When thinking about Kraken, you probably think of those disgusting, monstrous sea creatures. This comes as no surprise as that's how they've been portrayed in films such as Clash of the Titans, Pirates of the Caribbean: Dead Man's Chest and Godzilla: King of the Monsters. However, with their latest film, Ruby Gillman, Teenage Kraken, directors Kirk DeMicco (The Croods) and Faryn Pearl (Trolls: World Tour) show us that Kraken can be beautiful, heroic, and have a heart.
Ruby (voiced by Lana Condor) and her family live in Oceanside. Her mother, Agatha (Toni Collette), is a successful real estate agent, and her father, Arthur (Colman Domingo), runs a gift shop. Her little brother Sam (Blue Chapman) is like any little brother. A pain in the… but deep down, he's there for his sister. Ruby doesn't look like any other school kid, but her mother pushes her to blend in. She's allowed to do everything other kids do, apart from going into the water.
That latter puts a massive strain on her social life as the people around her like to go to the sea and/or beach, even more so because Ruby isn't 100% sure why her mum forbids her from going. However, when the boy she has a crush on, Connor (Jaboukie Young-White), falls into the ocean, Ruby jumps into the water to save him. You can already guess what happens next. She becomes a Kraken and discovers a side of her she didn't know existed.
At first, she's embarrassed by her Kraken identity, but soon she realizes that a brand-new underwater world is waiting for her. Therefore, she decides to take a deep dive into her mother's side of the family. Ruby encounters her Uncle Brill (Sam Richardson) and grandmother Kraken Queen (Jane Fonda), aka Grandmamah. She also soon finds out that her new best friend, Chelsea Van Der Zee (Annie Murphy), is a mermaid. Grandmamah once told Ruby about the war between Kraken and mermaids, but Ruby doesn't seem to care about that. According to her, the friendship with Chelsea can show the sea creatures how to live in peace with each other. But is that just the dream of a naïve young Kraken, or will the war finally end?
While the storyline of Ruby Gillman, Teenage Kraken is a bit predictable, the beautiful animation and special effects make up for that. The seaside buildings ooze charm while every character feels exceptionally vibrant. For once, it's fun and joyful to be back at high school, and we're pretty jealous of the kids attending that vibrant prom. The realistic and ultra-vivid animations ensure that the movie doesn't become dull, even when the story falls a bit flat. The banging soundtrack adds a lot of power and upbeat to the overall film.

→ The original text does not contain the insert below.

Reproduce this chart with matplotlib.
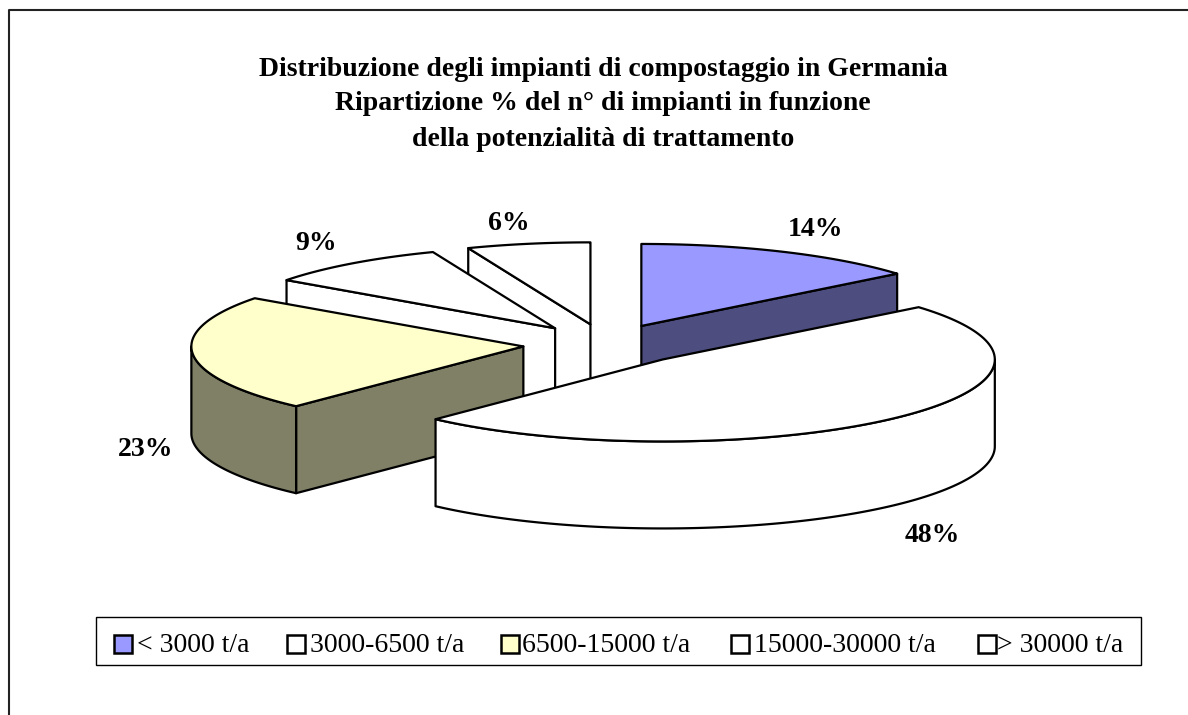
import numpy as np
import matplotlib
matplotlib.use("Agg")
import matplotlib.pyplot as plt
from matplotlib.patches import Polygon, Rectangle

plt.rcParams["font.family"] = ["Liberation Serif", "DejaVu Serif"]

# dati
categories = ["< 3000 t/a", "3000-6500 t/a", "6500-15000 t/a", "15000-30000 t/a", "> 30000 t/a"]
shares = [14, 48, 23, 9, 6]
top_colors = ["#9999FF", "#FFFFFF", "#FFFFCC", "#FFFFFF", "#FFFFFF"]
side_colors = ["#4D4D80", "#FFFFFF", "#808066", "#FFFFFF", "#FFFFFF"]
title_lines = [
    "Distribuzione degli impianti di compostaggio in Germania",
    "Ripartizione % del n° di impianti in funzione",
    "della potenzialità di trattamento",
]

# geometria della torta (pixel)
CX, CY = 606, 344.5
RX, RY = 332, 82
DEPTH = 87
EXPLODE = 0.25
LW = 1.6

fig = plt.figure(figsize=(11.88, 7.15), dpi=100)
ax = fig.add_axes([0, 0, 1, 1])
ax.set_xlim(0, 1188)
ax.set_ylim(715, 0)
ax.axis("off")


def ell(cx, cy, deg):
    t = np.radians(deg)
    return np.column_stack([cx + RX * np.sin(t), cy - RY * np.cos(t)])


def poly(pts, color, z):
    ax.add_patch(Polygon(pts, closed=True, facecolor=color, edgecolor="black",
                         linewidth=LW, joinstyle="round", zorder=z))


ends = np.cumsum(shares) * 3.6
starts = ends - np.array(shares) * 3.6

# ordine di disegno: dal fondo verso il davanti
order = [4, 3, 0, 2, 1]
for z, i in enumerate(order):
    a, b = starts[i], ends[i]
    mid = np.radians((a + b) / 2)
    cx = CX + EXPLODE * RX * np.sin(mid)
    cy = CY - EXPLODE * RY * np.cos(mid)
    apex = np.array([[cx, cy]])
    down = np.array([0, DEPTH])
    zz = z * 10 + 1

    # facce radiali visibili
    if np.sin(np.radians(a)) < -1e-6:
        edge = np.vstack([apex, ell(cx, cy, np.array([a]))])
        poly(np.vstack([edge, edge[::-1] + down]), side_colors[i], zz)
    if np.sin(np.radians(b)) > 1e-6:
        edge = np.vstack([apex, ell(cx, cy, np.array([b]))])
        poly(np.vstack([edge, edge[::-1] + down]), side_colors[i], zz)

    # parete esterna, solo la parte rivolta verso chi guarda
    lo, hi = max(a, 90), min(b, 270)
    if lo < hi:
        arc = ell(cx, cy, np.linspace(lo, hi, 120))
        poly(np.vstack([arc, arc[::-1] + down]), side_colors[i], zz + 1)

    # faccia superiore
    arc = ell(cx, cy, np.linspace(a, b, 120))
    poly(np.vstack([apex, arc]), top_colors[i], zz + 2)

# etichette percentuali
label_pos = [(816, 230), (932, 535), (146, 449), (316, 243), (509, 223)]
for s, (x, y) in zip(shares, label_pos):
    ax.text(x, y, f"{s}%", ha="center", va="center", fontsize=20,
            fontweight="bold", zorder=100)

# titolo
for line, y in zip(title_lines, [69, 104, 139]):
    ax.text(603, y, line, ha="center", va="center", fontsize=20,
            fontweight="bold", zorder=100)

# cornice esterna: manca il lato destro
ax.plot([9, 9, 1188], [715, 10, 10], color="#222222", lw=1.5, zorder=100)

# legenda
ax.add_patch(Rectangle((96, 617), 1045, 48, facecolor="white", edgecolor="black",
                       linewidth=1.0, zorder=100))
box_x = [114, 287, 501, 731, 978]
text_x = [137, 310, 522, 754, 997]
for name, color, bx, tx in zip(categories, top_colors, box_x, text_x):
    ax.add_patch(Rectangle((bx, 635), 18, 18, facecolor=color, edgecolor="black",
                           linewidth=1.8, zorder=101))
    ax.text(tx, 646, name, ha="left", va="center", fontsize=20, zorder=101)

fig.savefig("out.png", dpi=100)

What makes this movie such a pleasure to watch are the characters. Condor (Alita: Battle Angel) turns Ruby into an expressive and lively character and gives her a warm and shiny personality. She's the heart of this movie, and you can't help but root for Ruby. Murphy (Schitt's Creek), whose red-haired character might be a nudge to Ariel, certainly makes sure that Chelsea oozes that confidence that Ruby lacks. When watching Ruby Gillman, Teenage Kraken, it becomes clear that Fonda (Coming Home) is having a blast as Grandmamah. Whether it's the majestic personality trait of the Queen of the Ocean or the devoted and passionate grandmother, Fonda ensures that the Kraken queen is on point in every scene she's in. Richardson (We're The Millers) undoubtedly provides the humour in this movie as the goofy and carrying uncle. The moments between his Brill and Condor's Ruby are such delightful scenes.
Despite the predictability, Ruby Gillman, Teenage Kraken has a lot of heart, vibrancy, and energy, and brilliantly voiced characters and will undoubtedly steal the heart of every moviegoer, young and old.